£5m fund to support social welfare advice goes live

Bishop: Immediate impact

A fund worth more than £5m to sustain UK social justice advisers through the Covid-19 pandemic has gone live today.

The Community Justice Fund aims to inject immediate money into specialist legal advice agencies, plus provide longer-term support as a “catalyst for wider renewal”.

It is administering the money provided by the government from a £5.4m injection into the not-for-profit sector as well as funding made available by six grant-giving foundations: the Access to Justice Foundation, Therium Access, Legal Education Foundation, Paul Hamlyn Foundation, AB Charitable Trust and Indigo Trust.

Other funders are the Law Society, Linklaters, Allen & Overy and the London Legal Support Trust.

From the government pot, £3m went to the Law Centres Network and £2.4m to the CJF, while the Access to Justice Foundation, which is hosting the CJF, has raised a further £1.6m.

The Law Centres Network is aligning its fund with the CJF to allow for a single point of application.

Grants from the new fund are expected to range from £25,000 to £100,000 and will be made to organisations specialising in key areas of social welfare law. Applications will be shared between the CJF and network to maximise the chances of funding.

Funds will be distributed quickly, and additional grant funders are expected to join the initiative in coming weeks and months, as the full impact of the pandemic becomes clearer.

Law centres and legal advice agencies can apply via a streamlined application process, with the first grants expected to be paid within two weeks.

Grant applications can be backdated to 1 April, to cover the urgent, unplanned spending organisations had to make in their initial response to the virus outbreak.

Julie Bishop, director of the Law Centres Network, said: “We welcome the speed with which funders have come together and understood the desperate situation we are in. Law centres and other legal charities live on a knife edge and it takes very little to knock them over.

“The funders have spoken to us to understand what’s needed and when. They are trusting the organisations to understand their own needs and how best this funding can help. That is very welcome.

“The simplified application process means this funding has the potential to reach organisations who really need it, but aren’t skilled at writing funding bids. That will create quite a difference in those who get funding. It will have an immediate impact.”

Early research by the Law Centres Network showed its members were facing a surge in demand for legal advice, and a change in the kind of inquiries they are getting.

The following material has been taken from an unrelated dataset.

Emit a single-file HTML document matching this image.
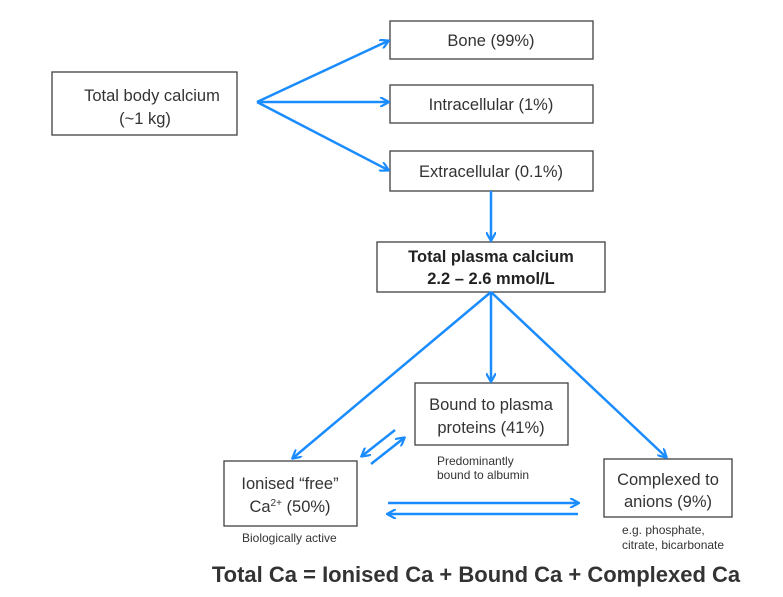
<!DOCTYPE html>
<html><head><meta charset="utf-8"><style>
body{margin:0;background:#fff;width:783px;height:592px;overflow:hidden;font-family:"Liberation Sans",sans-serif}
</style></head><body>
<svg width="783" height="592" xmlns="http://www.w3.org/2000/svg" font-family="Liberation Sans, sans-serif">
<defs><marker id="a" markerWidth="10" markerHeight="10" refX="8" refY="5" orient="auto" markerUnits="userSpaceOnUse"><path d="M0,0 L9,5 L0,10" fill="none" stroke="#1a8cff" stroke-width="2.2"/></marker></defs>
<g fill="#fff" stroke="#404040" stroke-width="1.3">
<rect x="52" y="72" width="185" height="63"/>
<rect x="390" y="21" width="203" height="38"/>
<rect x="390" y="85" width="203" height="38"/>
<rect x="390" y="151" width="203" height="40"/>
<rect x="377" y="242" width="228" height="50"/>
<rect x="415" y="383" width="153" height="62"/>
<rect x="224" y="461" width="133" height="65"/>
<rect x="604" y="459" width="128" height="58"/>
</g>
<g stroke="#1a8cff" stroke-width="2.5" fill="none" marker-end="url(#a)">
<line x1="257" y1="102" x2="388" y2="41"/>
<line x1="257" y1="102" x2="388" y2="102"/>
<line x1="257" y1="102" x2="388" y2="170"/>
<line x1="491" y1="191" x2="491" y2="240"/>
<line x1="491" y1="292" x2="293" y2="458"/>
<line x1="491" y1="292" x2="491" y2="381"/>
<line x1="491" y1="292" x2="666" y2="457"/>
<line x1="395" y1="430" x2="362" y2="456"/>
<line x1="371" y1="464" x2="404" y2="438"/>
<line x1="388" y1="503" x2="578" y2="503"/>
<line x1="578" y1="514" x2="388" y2="514"/>
</g>
<g fill="#333" font-size="16.5" text-anchor="middle">
<text x="152" y="101">Total body calcium</text>
<text x="145" y="124">(~1 kg)</text>
<text x="491" y="46">Bone (99%)</text>
<text x="491" y="110">Intracellular (1%)</text>
<text x="491" y="177">Extracellular (0.1%)</text>
<text x="491" y="262" font-weight="bold" fill="#222">Total plasma calcium</text>
<text x="491" y="284" font-weight="bold" fill="#222">2.2 – 2.6 mmol/L</text>
<text x="491" y="410">Bound to plasma</text>
<text x="491" y="433">proteins (41%)</text>
<text x="290" y="489">Ionised “free”</text>
<text x="290" y="512">Ca<tspan font-size="10" dy="-6">2+</tspan><tspan dy="6"> (50%)</tspan></text>
<text x="668" y="485">Complexed to</text>
<text x="668" y="507">anions (9%)</text>
</g>
<g fill="#333" font-size="12">
<text x="437" y="465">Predominantly</text>
<text x="437" y="479">bound to albumin</text>
<text x="242" y="542">Biologically active</text>
<text x="622" y="534">e.g. phosphate,</text>
<text x="622" y="549">citrate, bicarbonate</text>
</g>
<text x="476" y="582" text-anchor="middle" font-size="22" font-weight="bold" fill="#333">Total Ca = Ionised Ca + Bound Ca + Complexed Ca</text>
</svg>
</body></html>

One law centre reported receiving many calls from house sharers, whose landlords were insisting that, where one tenant could not meet their rent, the others were liable to pay it.

They are also seeing a large number of inquiries from employees, who have been sent home with no pay, or dismissed without explanation or notice.

In the research, other advice agencies reported struggling to adapt the way their services are provided because of outdated or limited IT:

Meanwhile, the Open University’s open justice team has collaborated with the charity Support Through Court to launch a free online resource to train its volunteers and those at domestic abuse charities – as well as anyone else interested – to work with both survivors and alleged perpetrators of domestic abuse.

According to Refuge, the number of calls to the National Domestic Abuse Helpline rose 25% during the first two weeks of lockdown.

Following media coverage, visits to the Refuge website increased by 700% overnight and helpline calls increased by 120%.

There are nine modules in total, three of which are specifically about domestic abuse, with the rest of elements such as client interviews and writing court statements.

Participants will receive a digital badge for their LinkedIn profile as well as a statement of participation.